Prices at origin have skyrocketed due to the lack of supply - especially of large sizes - and the good demand. "It is proving difficult to make a profit, since melons and watermelons are so expensive at origin, since, like many other companies, we usually work with fixed prices previously agreed with the distribution chains that we supply. We should also recall that costs have skyrocketed due to inflation. Nevertheless, we do our best not to let our customers down, both retailers and wholesalers," says Manuel Baides.
Fruta de Autor, a group with companies with brands such as Algitama, Melón de Autor, Sandía Foodie, Roxo or Princesa, is one of the few companies that supply melons of their own production all year round. Its largest volumes are in Spain, from late April to October, while in the other months they produce in Brazil and Senegal. At the moment, they are supplying Piel de Sapo and yellow melons and black, striped and mini watermelons. "We are testing varieties of Galia and Cantaloupe melon in our fields with the idea of being able to include them in our product catalog next season."
The abundance of small-sized Piel de Sapo melons this year is leading Fruta de Autor to seek export markets for this type of melon. "Exports of small-sized melons are working well for us under the Princess brand in countries such as the United Kingdom, the Netherlands, France and Germany. We naturally have a big presence in Spain, where melons under 2.5 kilos are not usually ordered. With the improvement of the Piel de Sapo varieties, we can obtain a good taste quality in both large melons and 1.5 kg melons."
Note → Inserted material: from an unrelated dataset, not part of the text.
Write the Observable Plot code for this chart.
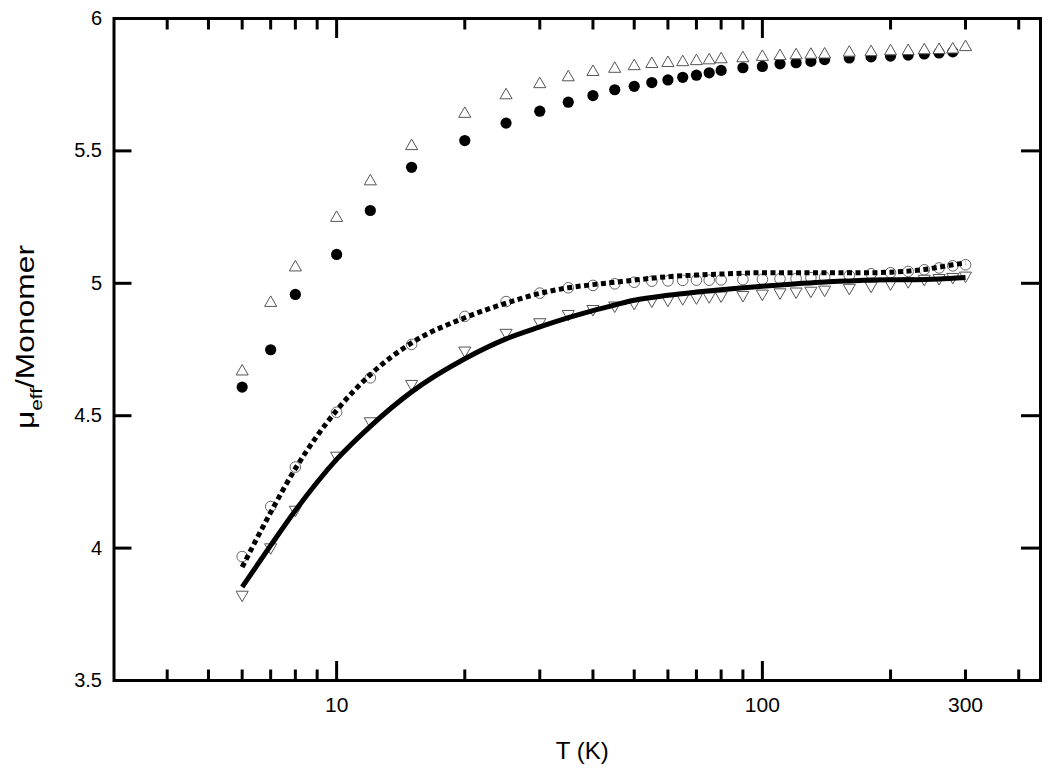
<!DOCTYPE html>
<html>
<head>
<meta charset="utf-8">
<script src="https://cdn.jsdelivr.net/npm/d3@7"></script>
<script src="https://cdn.jsdelivr.net/npm/@observablehq/plot@0.6"></script>
<style>
  body { margin: 0; background: #fff; }
  #chart svg { display: block; }
</style>
</head>
<body>
<div id="chart"></div>
<script>
// Temperatures (K) of the measured points
const T = [6,7,8,10,12,15,20,25,30,35,40,45,50,55,60,65,70,75,80,90,100,110,120,130,140,160,180,200,220,240,260,280,300];
// Open up-triangles
const upTri = [4.667,4.926,5.060,5.247,5.385,5.518,5.640,5.710,5.752,5.778,5.798,5.810,5.820,5.828,5.832,5.835,5.839,5.842,5.846,5.850,5.855,5.858,5.861,5.863,5.864,5.871,5.873,5.876,5.877,5.880,5.881,5.883,5.892];
// Filled circles (6 ... 280 K)
const filledT = [6,7,8,10,12,15,20,25,30,35,40,45,50,55,60,65,70,75,80,90,100,110,120,130,140,160,180,200,220,240,260,280];
const filledCircle = [4.608,4.749,4.958,5.109,5.275,5.438,5.539,5.605,5.650,5.684,5.709,5.731,5.744,5.758,5.768,5.778,5.786,5.795,5.804,5.814,5.819,5.829,5.833,5.838,5.845,5.851,5.855,5.858,5.862,5.866,5.870,5.874];
// Open circles
const openCircle = [3.968,4.157,4.306,4.513,4.643,4.769,4.875,4.931,4.963,4.983,4.992,4.998,5.004,5.008,5.009,5.011,5.012,5.012,5.013,5.014,5.015,5.017,5.018,5.021,5.023,5.029,5.036,5.040,5.045,5.051,5.058,5.066,5.070];
// Open down-triangles
const downTri = [3.824,4.003,4.145,4.349,4.479,4.620,4.746,4.813,4.853,4.884,4.903,4.916,4.926,4.935,4.938,4.944,4.947,4.951,4.954,4.956,4.961,4.966,4.969,4.972,4.976,4.983,4.991,5.000,5.008,5.017,5.020,5.024,5.029];
// Fit curves
const fitT = [6,7,8,10,12,15,20,25,30,35,40,45,50,60,70,80,90,100,120,140,160,180,200,220,240,260,280,300];
const fitDotted = [3.928,4.135,4.300,4.520,4.655,4.775,4.870,4.925,4.962,4.983,4.995,5.004,5.012,5.025,5.031,5.035,5.038,5.040,5.040,5.040,5.040,5.040,5.042,5.046,5.052,5.061,5.070,5.077];
const fitSolid = [3.853,4.010,4.142,4.335,4.460,4.590,4.715,4.790,4.835,4.870,4.897,4.918,4.936,4.955,4.967,4.976,4.983,4.989,4.998,5.005,5.009,5.012,5.013,5.013,5.014,5.016,5.019,5.022];
// Axis ticks
const xMajorTicks = [10, 100];
const xMinorTicks = [4,5,6,7,8,9,20,30,40,50,60,70,80,90,200,300,400];
const xTickLabels = [10, 100, 300];
const yTicks = [3.5, 4, 4.5, 5, 5.5, 6];
const xLabel = "T (K)";

const rows = (xs, ys) => xs.map((x, i) => ({x, y: ys[i]}));

const font = "'Liberation Sans', Arial, Helvetica, sans-serif";
const blank = () => "";

const chart = Plot.plot({
  width: 1050,
  height: 770,
  marginLeft: 113.5,
  marginRight: 10,
  marginTop: 18,
  marginBottom: 90,
  style: {fontFamily: font, fontSize: "20px", color: "black", background: "white"},
  x: {type: "log", domain: [3, 450]},
  y: {domain: [3.5, 6]},
  marks: [
    // bottom axis
    Plot.axisX({anchor: "bottom", ticks: xTickLabels, tickSize: 0, tickPadding: 17, tickFormat: d => String(d), label: null, fontSize: 21}),
    Plot.axisX({anchor: "bottom", ticks: xMajorTicks, tickSize: -19, strokeWidth: 3, tickFormat: blank, label: null}),
    Plot.axisX({anchor: "bottom", ticks: xMinorTicks, tickSize: -10.5, strokeWidth: 3, tickFormat: blank, label: null}),
    // top axis (ticks only)
    Plot.axisX({anchor: "top", ticks: xMajorTicks, tickSize: -19, strokeWidth: 3, tickFormat: blank, label: null}),
    Plot.axisX({anchor: "top", ticks: xMinorTicks, tickSize: -10.5, strokeWidth: 3, tickFormat: blank, label: null}),
    // left axis
    Plot.axisY({anchor: "left", ticks: yTicks, tickSize: -18, tickPadding: 30, strokeWidth: 3, tickFormat: d => String(d), label: null, fontSize: 20}),
    // right axis (ticks only)
    Plot.axisY({anchor: "right", ticks: yTicks, tickSize: -20, strokeWidth: 3, tickFormat: blank, label: null}),
    // lower group markers
    Plot.dot(rows(T, openCircle), {x: "x", y: "y", r: 5.3, fill: "white", stroke: "#666", strokeWidth: 1}),
    Plot.dot(rows(T, downTri), {x: "x", y: "y", symbol: "triangle", rotate: 180, r: 4.5, fill: "white", stroke: "#555", strokeWidth: 1}),
    // fit curves
    Plot.line(rows(fitT, fitDotted), {x: "x", y: "y", stroke: "black", strokeWidth: 5, strokeDasharray: "5,3.5", strokeLinecap: "butt", curve: "monotone-x"}),
    Plot.line(rows(fitT, fitSolid), {x: "x", y: "y", stroke: "black", strokeWidth: 5, strokeLinecap: "butt", curve: "monotone-x"}),
    // upper group markers
    Plot.dot(rows(filledT, filledCircle), {x: "x", y: "y", r: 5.6, fill: "black", stroke: "none"}),
    Plot.dot(rows(T, upTri), {x: "x", y: "y", symbol: "triangle", r: 4.5, fill: "white", stroke: "#555", strokeWidth: 1}),
    // x axis title
    Plot.text([xLabel], {frameAnchor: "bottom", dx: 5, dy: 71, text: d => d, fontSize: 24, lineAnchor: "middle", fill: "black"}),
    Plot.frame({stroke: "black", strokeWidth: 3})
  ]
});

// y axis title with subscript
const svg = d3.select(chart);
const yt = svg.append("text")
  .attr("transform", "translate(34,337) rotate(-90)")
  .attr("text-anchor", "middle")
  .attr("font-family", font)
  .attr("font-size", 26)
  .attr("fill", "black")
  .attr("textLength", 184)
  .attr("lengthAdjust", "spacingAndGlyphs");
yt.append("tspan").text("μ");
yt.append("tspan").attr("font-size", 17).attr("dy", 8).text("eff");
yt.append("tspan").attr("dy", -8).text("/Monomer");

document.getElementById("chart").appendChild(chart);
</script>
</body>
</html>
According to Manuel Baides, although there is currently a shortage of melons and watermelons, there could be an overlap of different origins in the first weeks of July and too much supply in the markets. "From July onwards, the production from Seville and Cordoba, where the acreage has increased, will arrive coinciding with the start of Murcia's campaign, as well as with the beginning of the season in Extremadura and Castile-La Mancha, which in recent years has tended to push the start of its campaign increasingly forward.
"We are extending the off-season kaki campaign with the Sharon type"
Fruta de Autor is currently finishing the campaign of the Rojo Brillante kakis from Uruguay and Peru, with very positive results, and expects to start with the first imported Sharon type kakis, having been pioneers in the introduction of the Sharon from these origins in the European markets.
"Since we decided to bet on off-season kakis, we have been doing very well. Now that the Brazilian kaki season is over, we have found a supplier that provides us with good quality fruit to compete with South Africa. The idea is to be able to extend the kaki season with this product. At this time of year, kakis are proving to be a good alternative to stone fruit, which this year, moreover, is in short supply. We are seeing an interesting demand, as the product is attracting the attention of many supermarket chains," says Manuel Baides.